Supplied information

## Begin

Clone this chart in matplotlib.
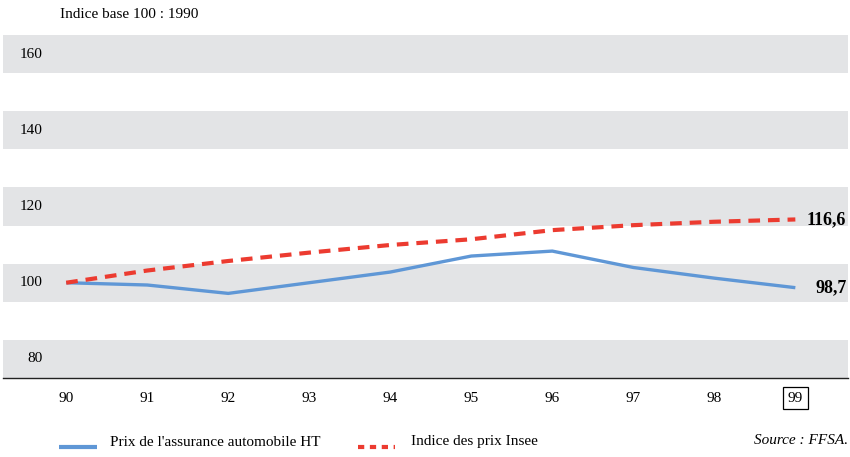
import matplotlib.pyplot as plt
from matplotlib.lines import Line2D

# Indices annuels, base 100 en 1990
annees = [90, 91, 92, 93, 94, 95, 96, 97, 98, 99]
prix_assurance = [100, 99.4, 97.2, 100.0, 102.8, 107.0, 108.3, 104.0, 101.2, 98.7]
prix_insee = [100, 103.2, 105.7, 107.9, 109.9, 111.4, 113.8, 115.1, 116.0, 116.6]
graduations = [80, 100, 120, 140, 160]
series = ["Prix de l'assurance automobile HT", "Indice des prix Insee"]

bleu = "#5f97d6"
rouge = "#ec3b30"
gris = "#e3e4e6"

plt.rcParams["font.family"] = ["Liberation Serif", "DejaVu Serif"]

W, H = 850, 457
fig = plt.figure(figsize=(W / 100, H / 100), dpi=100)
ax = fig.add_axes([3 / W, 79 / H, 845 / W, 343 / H])
ax.set_xlim(89.22, 99.65)
ax.set_ylim(75, 165)

# bandes grises autour de chaque graduation
for g in graduations:
    ax.axhspan(g - 5, g + 5, color=gris, lw=0, zorder=0)
    ax.text(0.047, g, str(g), transform=ax.get_yaxis_transform(),
            ha="right", va="center", fontsize=11)

ax.plot(annees, prix_assurance, color=bleu, lw=2.4,
        solid_capstyle="butt", zorder=3)
ax.plot(annees, prix_insee, color=rouge, lw=3.0, dashes=(2.8, 1.9),
        dash_capstyle="butt", zorder=3)

ax.text(99.63, prix_insee[-1], f"{prix_insee[-1]:.1f}".replace(".", ","),
        ha="right", va="center", fontsize=13, fontweight="bold")
ax.text(99.63, prix_assurance[-1], f"{prix_assurance[-1]:.1f}".replace(".", ","),
        ha="right", va="center", fontsize=13, fontweight="bold")

for s in ["top", "right", "left"]:
    ax.spines[s].set_visible(False)
ax.spines["bottom"].set_color("#222222")
ax.spines["bottom"].set_linewidth(1.0)
ax.set_yticks([])
ax.set_xticks(annees)
ax.set_xticklabels([str(a) for a in annees], fontsize=11)
ax.tick_params(axis="x", length=0, pad=10)
dernier = ax.get_xticklabels()[-1]
dernier.set_bbox(dict(boxstyle="square,pad=0.3", fc="none", ec="black", lw=0.9))

fig.text(60 / W, 1 - 15 / H, "Indice base 100 : 1990", ha="left",
         va="center", fontsize=11)

# légende dessinée à la main sous l'axe
y_leg = 1 - 447 / H
fig.add_artist(Line2D([59 / W, 97 / W], [y_leg, y_leg], color=bleu, lw=3.0,
                      solid_capstyle="butt"))
fig.text(110 / W, 1 - 442 / H, series[0], ha="left", va="center", fontsize=11)
fig.add_artist(Line2D([358 / W, 395 / W], [y_leg, y_leg], color=rouge, lw=3.0,
                      dashes=(1.5, 1.35), dash_capstyle="butt"))
fig.text(411 / W, 1 - 442 / H, series[1], ha="left", va="center", fontsize=11)
fig.text(848 / W, 1 - 441 / H, "Source : FFSA.", ha="right", va="center",
         fontsize=11, style="italic")

fig.savefig("out.png", dpi=100)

## End

Your goal
Repeat, word for word and with no pictures, only the lines running from the beginning of the data to the line that contains "from matplotlib.lines import Line2D".

Reply
Clone this chart in matplotlib.
import matplotlib.pyplot as plt
from matplotlib.lines import Line2D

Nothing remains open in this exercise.